[START OF Data for processing]

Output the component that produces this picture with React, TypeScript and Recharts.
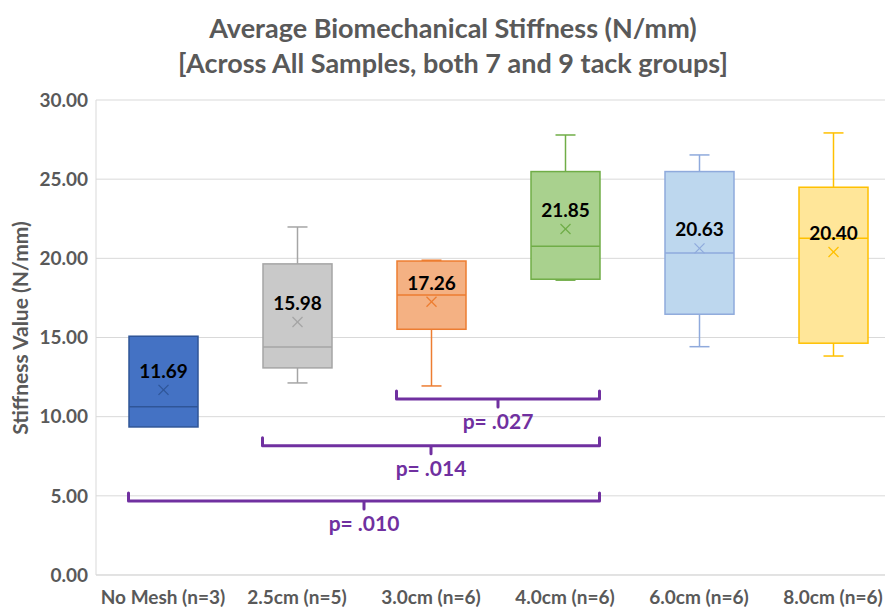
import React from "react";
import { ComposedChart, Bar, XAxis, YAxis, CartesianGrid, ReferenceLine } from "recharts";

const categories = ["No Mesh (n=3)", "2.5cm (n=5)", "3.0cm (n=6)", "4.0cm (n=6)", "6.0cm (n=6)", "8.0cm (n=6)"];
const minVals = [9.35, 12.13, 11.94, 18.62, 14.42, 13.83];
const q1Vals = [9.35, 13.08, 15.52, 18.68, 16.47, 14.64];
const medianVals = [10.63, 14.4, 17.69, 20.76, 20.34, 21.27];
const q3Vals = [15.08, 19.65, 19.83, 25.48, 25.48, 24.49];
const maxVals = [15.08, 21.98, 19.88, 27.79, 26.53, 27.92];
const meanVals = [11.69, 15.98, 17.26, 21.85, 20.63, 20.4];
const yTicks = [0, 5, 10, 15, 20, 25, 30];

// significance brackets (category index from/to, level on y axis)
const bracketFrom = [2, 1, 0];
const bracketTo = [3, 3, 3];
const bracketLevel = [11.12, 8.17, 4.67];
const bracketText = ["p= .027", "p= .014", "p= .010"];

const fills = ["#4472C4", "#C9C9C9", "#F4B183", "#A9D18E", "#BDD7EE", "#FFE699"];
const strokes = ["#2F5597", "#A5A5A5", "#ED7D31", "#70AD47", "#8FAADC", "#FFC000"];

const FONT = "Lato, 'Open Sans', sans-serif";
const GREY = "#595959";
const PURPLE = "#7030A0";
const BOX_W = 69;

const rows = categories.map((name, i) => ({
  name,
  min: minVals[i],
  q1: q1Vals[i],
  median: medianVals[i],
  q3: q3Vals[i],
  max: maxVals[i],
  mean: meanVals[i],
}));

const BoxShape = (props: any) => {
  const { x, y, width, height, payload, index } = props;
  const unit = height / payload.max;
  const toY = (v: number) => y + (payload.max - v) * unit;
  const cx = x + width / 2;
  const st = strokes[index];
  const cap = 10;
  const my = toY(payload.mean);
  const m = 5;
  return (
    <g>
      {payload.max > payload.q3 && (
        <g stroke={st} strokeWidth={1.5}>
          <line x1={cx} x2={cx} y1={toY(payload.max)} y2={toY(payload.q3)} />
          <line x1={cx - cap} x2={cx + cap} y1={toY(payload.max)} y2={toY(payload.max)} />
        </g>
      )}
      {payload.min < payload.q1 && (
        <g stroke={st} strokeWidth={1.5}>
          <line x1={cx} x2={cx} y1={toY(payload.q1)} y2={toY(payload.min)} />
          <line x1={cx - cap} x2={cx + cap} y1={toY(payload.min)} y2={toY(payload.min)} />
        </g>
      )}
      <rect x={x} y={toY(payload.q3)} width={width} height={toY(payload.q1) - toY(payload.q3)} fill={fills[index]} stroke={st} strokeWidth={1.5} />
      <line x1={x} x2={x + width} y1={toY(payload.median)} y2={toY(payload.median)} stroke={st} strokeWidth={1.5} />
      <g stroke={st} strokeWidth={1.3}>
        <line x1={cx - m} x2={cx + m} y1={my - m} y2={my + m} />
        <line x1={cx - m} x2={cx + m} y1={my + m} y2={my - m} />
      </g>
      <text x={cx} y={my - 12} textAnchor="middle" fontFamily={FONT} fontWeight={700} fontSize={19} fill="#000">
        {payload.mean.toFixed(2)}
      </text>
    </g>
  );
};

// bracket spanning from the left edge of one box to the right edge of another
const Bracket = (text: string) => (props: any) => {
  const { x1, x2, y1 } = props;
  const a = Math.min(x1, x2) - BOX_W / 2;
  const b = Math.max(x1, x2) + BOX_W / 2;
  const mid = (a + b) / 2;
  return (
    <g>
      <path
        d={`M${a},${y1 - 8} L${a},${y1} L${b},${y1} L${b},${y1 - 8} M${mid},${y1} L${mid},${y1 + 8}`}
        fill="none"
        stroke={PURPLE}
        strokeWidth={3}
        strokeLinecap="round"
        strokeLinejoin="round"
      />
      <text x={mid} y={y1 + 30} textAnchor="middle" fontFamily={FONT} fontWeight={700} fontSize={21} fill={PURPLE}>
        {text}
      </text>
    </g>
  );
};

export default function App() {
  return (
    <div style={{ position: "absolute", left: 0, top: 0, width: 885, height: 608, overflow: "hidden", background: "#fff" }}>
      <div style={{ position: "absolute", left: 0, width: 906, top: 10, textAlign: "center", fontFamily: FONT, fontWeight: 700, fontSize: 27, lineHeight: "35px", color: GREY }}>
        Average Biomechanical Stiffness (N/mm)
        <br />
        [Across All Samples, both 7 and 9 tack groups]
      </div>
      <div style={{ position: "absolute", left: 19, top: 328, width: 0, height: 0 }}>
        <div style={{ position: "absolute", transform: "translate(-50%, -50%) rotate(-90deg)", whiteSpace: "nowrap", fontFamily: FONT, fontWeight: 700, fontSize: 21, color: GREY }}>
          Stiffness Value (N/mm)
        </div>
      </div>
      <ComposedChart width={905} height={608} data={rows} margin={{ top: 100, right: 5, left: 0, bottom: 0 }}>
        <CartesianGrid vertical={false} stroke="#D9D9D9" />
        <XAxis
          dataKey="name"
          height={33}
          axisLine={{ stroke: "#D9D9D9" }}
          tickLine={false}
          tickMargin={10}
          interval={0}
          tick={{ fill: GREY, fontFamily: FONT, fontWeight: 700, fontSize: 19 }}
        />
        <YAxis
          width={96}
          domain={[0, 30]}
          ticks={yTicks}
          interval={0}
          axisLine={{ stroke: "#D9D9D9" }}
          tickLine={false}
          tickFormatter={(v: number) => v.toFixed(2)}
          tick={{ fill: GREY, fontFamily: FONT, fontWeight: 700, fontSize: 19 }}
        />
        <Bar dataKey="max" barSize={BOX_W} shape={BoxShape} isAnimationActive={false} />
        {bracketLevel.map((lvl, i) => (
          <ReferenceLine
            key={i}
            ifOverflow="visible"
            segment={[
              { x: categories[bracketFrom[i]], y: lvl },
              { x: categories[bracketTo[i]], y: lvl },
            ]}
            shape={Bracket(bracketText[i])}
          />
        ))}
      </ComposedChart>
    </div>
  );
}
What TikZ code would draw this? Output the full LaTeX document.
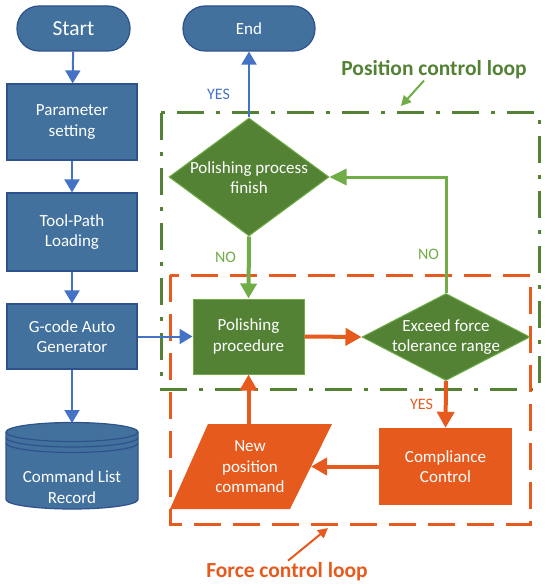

[END OF Data for processing]

Problem to work on:
Identify each line containing the string "Output" and copy it out.

Reply to the exercise:
Output the component that produces this picture with React, TypeScript and Recharts.
What TikZ code would draw this? Output the full LaTeX document.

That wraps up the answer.